● **Goal**:
Starting with the line that contains "Recreate this image" and stopping after the line that contains "ax.add_patch(Rectangle((1, 1), W", output every line exactly as it stands.

***

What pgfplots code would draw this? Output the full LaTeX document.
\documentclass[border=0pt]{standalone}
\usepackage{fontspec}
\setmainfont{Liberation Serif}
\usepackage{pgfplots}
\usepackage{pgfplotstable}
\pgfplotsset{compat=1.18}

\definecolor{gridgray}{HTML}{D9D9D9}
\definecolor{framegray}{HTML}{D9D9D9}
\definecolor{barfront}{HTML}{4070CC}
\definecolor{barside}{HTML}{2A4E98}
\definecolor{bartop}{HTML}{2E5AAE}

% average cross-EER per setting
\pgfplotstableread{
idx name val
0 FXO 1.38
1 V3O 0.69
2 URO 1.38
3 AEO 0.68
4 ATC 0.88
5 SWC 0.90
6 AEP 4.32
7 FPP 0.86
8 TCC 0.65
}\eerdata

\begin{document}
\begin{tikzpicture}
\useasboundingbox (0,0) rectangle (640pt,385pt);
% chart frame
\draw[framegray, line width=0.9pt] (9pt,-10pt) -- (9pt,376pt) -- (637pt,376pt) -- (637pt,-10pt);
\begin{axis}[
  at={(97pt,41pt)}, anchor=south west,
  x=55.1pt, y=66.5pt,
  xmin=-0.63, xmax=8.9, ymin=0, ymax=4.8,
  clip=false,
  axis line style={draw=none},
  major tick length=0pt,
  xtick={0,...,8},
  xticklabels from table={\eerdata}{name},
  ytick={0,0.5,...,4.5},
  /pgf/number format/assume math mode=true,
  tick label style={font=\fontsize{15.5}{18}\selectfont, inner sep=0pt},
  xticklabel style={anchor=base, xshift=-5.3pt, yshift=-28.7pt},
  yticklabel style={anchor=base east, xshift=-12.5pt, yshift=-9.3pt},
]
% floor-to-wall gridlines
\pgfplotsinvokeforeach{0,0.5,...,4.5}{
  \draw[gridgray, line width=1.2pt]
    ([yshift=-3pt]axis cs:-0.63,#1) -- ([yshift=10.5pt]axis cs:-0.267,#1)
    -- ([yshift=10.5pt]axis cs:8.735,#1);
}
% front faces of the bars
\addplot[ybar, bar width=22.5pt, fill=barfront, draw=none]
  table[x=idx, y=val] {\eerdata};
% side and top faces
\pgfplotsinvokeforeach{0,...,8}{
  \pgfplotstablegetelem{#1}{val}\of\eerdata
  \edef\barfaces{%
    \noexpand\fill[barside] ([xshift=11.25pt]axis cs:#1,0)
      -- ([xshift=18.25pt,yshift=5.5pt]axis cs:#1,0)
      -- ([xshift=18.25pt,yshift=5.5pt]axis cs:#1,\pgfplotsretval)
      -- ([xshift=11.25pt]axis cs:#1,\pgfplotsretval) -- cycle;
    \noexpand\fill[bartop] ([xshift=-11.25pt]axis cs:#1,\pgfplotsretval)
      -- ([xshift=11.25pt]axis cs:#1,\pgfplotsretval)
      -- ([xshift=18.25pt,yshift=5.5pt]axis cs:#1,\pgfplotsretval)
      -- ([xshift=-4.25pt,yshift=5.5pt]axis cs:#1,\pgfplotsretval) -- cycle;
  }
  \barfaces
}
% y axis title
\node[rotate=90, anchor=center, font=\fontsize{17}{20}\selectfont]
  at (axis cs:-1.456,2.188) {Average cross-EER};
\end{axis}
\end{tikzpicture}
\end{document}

***

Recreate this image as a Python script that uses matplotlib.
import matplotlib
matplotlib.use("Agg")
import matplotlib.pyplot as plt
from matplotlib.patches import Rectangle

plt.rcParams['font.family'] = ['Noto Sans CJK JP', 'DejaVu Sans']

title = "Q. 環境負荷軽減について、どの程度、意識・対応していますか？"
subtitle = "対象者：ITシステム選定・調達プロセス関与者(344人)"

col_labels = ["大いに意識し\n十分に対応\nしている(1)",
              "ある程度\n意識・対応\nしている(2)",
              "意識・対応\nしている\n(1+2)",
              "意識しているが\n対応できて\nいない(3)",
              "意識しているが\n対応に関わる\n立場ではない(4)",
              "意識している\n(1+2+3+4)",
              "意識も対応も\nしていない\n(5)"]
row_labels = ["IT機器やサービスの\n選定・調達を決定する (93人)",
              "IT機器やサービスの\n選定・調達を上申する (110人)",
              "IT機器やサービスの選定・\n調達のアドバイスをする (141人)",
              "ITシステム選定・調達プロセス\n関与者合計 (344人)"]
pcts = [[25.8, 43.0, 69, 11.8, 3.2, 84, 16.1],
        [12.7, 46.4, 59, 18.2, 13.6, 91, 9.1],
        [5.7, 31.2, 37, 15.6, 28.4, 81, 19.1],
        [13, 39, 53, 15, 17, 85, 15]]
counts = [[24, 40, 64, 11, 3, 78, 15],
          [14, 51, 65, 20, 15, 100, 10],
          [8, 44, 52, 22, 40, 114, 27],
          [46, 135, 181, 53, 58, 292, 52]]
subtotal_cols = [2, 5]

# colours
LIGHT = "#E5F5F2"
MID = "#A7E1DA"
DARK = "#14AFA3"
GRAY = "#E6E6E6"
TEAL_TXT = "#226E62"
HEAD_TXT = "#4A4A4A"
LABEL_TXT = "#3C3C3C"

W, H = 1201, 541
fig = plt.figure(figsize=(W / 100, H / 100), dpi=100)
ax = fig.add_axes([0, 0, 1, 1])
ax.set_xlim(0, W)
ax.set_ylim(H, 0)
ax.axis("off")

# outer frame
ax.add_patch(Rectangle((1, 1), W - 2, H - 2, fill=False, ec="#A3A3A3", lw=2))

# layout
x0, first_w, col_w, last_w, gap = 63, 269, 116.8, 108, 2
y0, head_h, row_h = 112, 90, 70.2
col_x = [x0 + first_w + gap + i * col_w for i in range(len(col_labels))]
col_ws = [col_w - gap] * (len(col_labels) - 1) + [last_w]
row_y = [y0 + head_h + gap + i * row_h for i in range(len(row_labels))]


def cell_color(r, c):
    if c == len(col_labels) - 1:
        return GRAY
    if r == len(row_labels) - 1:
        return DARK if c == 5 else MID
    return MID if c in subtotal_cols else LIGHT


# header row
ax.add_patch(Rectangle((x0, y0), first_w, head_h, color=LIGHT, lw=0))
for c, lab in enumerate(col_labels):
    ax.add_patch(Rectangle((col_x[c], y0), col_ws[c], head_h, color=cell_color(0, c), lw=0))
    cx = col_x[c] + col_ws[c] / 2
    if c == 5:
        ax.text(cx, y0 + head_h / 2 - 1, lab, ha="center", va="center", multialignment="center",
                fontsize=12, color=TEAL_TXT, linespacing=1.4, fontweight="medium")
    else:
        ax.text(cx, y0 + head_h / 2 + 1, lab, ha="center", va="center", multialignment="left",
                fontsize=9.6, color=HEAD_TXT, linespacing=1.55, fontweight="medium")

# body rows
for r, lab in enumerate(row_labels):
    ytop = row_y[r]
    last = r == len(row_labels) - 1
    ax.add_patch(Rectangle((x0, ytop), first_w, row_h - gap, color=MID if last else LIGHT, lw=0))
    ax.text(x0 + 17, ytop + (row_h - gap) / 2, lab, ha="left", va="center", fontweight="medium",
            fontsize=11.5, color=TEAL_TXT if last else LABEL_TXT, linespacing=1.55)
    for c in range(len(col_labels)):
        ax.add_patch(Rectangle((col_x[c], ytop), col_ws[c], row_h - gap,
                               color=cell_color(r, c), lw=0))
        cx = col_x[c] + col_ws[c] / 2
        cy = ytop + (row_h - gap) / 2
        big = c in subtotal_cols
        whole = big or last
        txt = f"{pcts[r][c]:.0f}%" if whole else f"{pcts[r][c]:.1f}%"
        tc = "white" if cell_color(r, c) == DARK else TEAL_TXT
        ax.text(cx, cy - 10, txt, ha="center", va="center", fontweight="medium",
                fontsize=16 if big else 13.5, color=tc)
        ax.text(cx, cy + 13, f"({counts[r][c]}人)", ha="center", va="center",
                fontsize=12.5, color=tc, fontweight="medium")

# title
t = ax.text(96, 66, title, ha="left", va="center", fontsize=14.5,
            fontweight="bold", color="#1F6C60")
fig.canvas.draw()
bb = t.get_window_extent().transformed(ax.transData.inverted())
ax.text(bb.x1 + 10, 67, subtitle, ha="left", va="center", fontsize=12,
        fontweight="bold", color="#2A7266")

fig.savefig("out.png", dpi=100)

***

● **Full answer**:
Recreate this image as a Python script that uses matplotlib.
import matplotlib
matplotlib.use("Agg")
import matplotlib.pyplot as plt
from matplotlib.patches import Rectangle

plt.rcParams['font.family'] = ['Noto Sans CJK JP', 'DejaVu Sans']

title = "Q. 環境負荷軽減について、どの程度、意識・対応していますか？"
subtitle = "対象者：ITシステム選定・調達プロセス関与者(344人)"

col_labels = ["大いに意識し\n十分に対応\nしている(1)",
              "ある程度\n意識・対応\nしている(2)",
              "意識・対応\nしている\n(1+2)",
              "意識しているが\n対応できて\nいない(3)",
              "意識しているが\n対応に関わる\n立場ではない(4)",
              "意識している\n(1+2+3+4)",
              "意識も対応も\nしていない\n(5)"]
row_labels = ["IT機器やサービスの\n選定・調達を決定する (93人)",
              "IT機器やサービスの\n選定・調達を上申する (110人)",
              "IT機器やサービスの選定・\n調達のアドバイスをする (141人)",
              "ITシステム選定・調達プロセス\n関与者合計 (344人)"]
pcts = [[25.8, 43.0, 69, 11.8, 3.2, 84, 16.1],
        [12.7, 46.4, 59, 18.2, 13.6, 91, 9.1],
        [5.7, 31.2, 37, 15.6, 28.4, 81, 19.1],
        [13, 39, 53, 15, 17, 85, 15]]
counts = [[24, 40, 64, 11, 3, 78, 15],
          [14, 51, 65, 20, 15, 100, 10],
          [8, 44, 52, 22, 40, 114, 27],
          [46, 135, 181, 53, 58, 292, 52]]
subtotal_cols = [2, 5]

# colours
LIGHT = "#E5F5F2"
MID = "#A7E1DA"
DARK = "#14AFA3"
GRAY = "#E6E6E6"
TEAL_TXT = "#226E62"
HEAD_TXT = "#4A4A4A"
LABEL_TXT = "#3C3C3C"

W, H = 1201, 541
fig = plt.figure(figsize=(W / 100, H / 100), dpi=100)
ax = fig.add_axes([0, 0, 1, 1])
ax.set_xlim(0, W)
ax.set_ylim(H, 0)
ax.axis("off")

# outer frame
ax.add_patch(Rectangle((1, 1), W - 2, H - 2, fill=False, ec="#A3A3A3", lw=2))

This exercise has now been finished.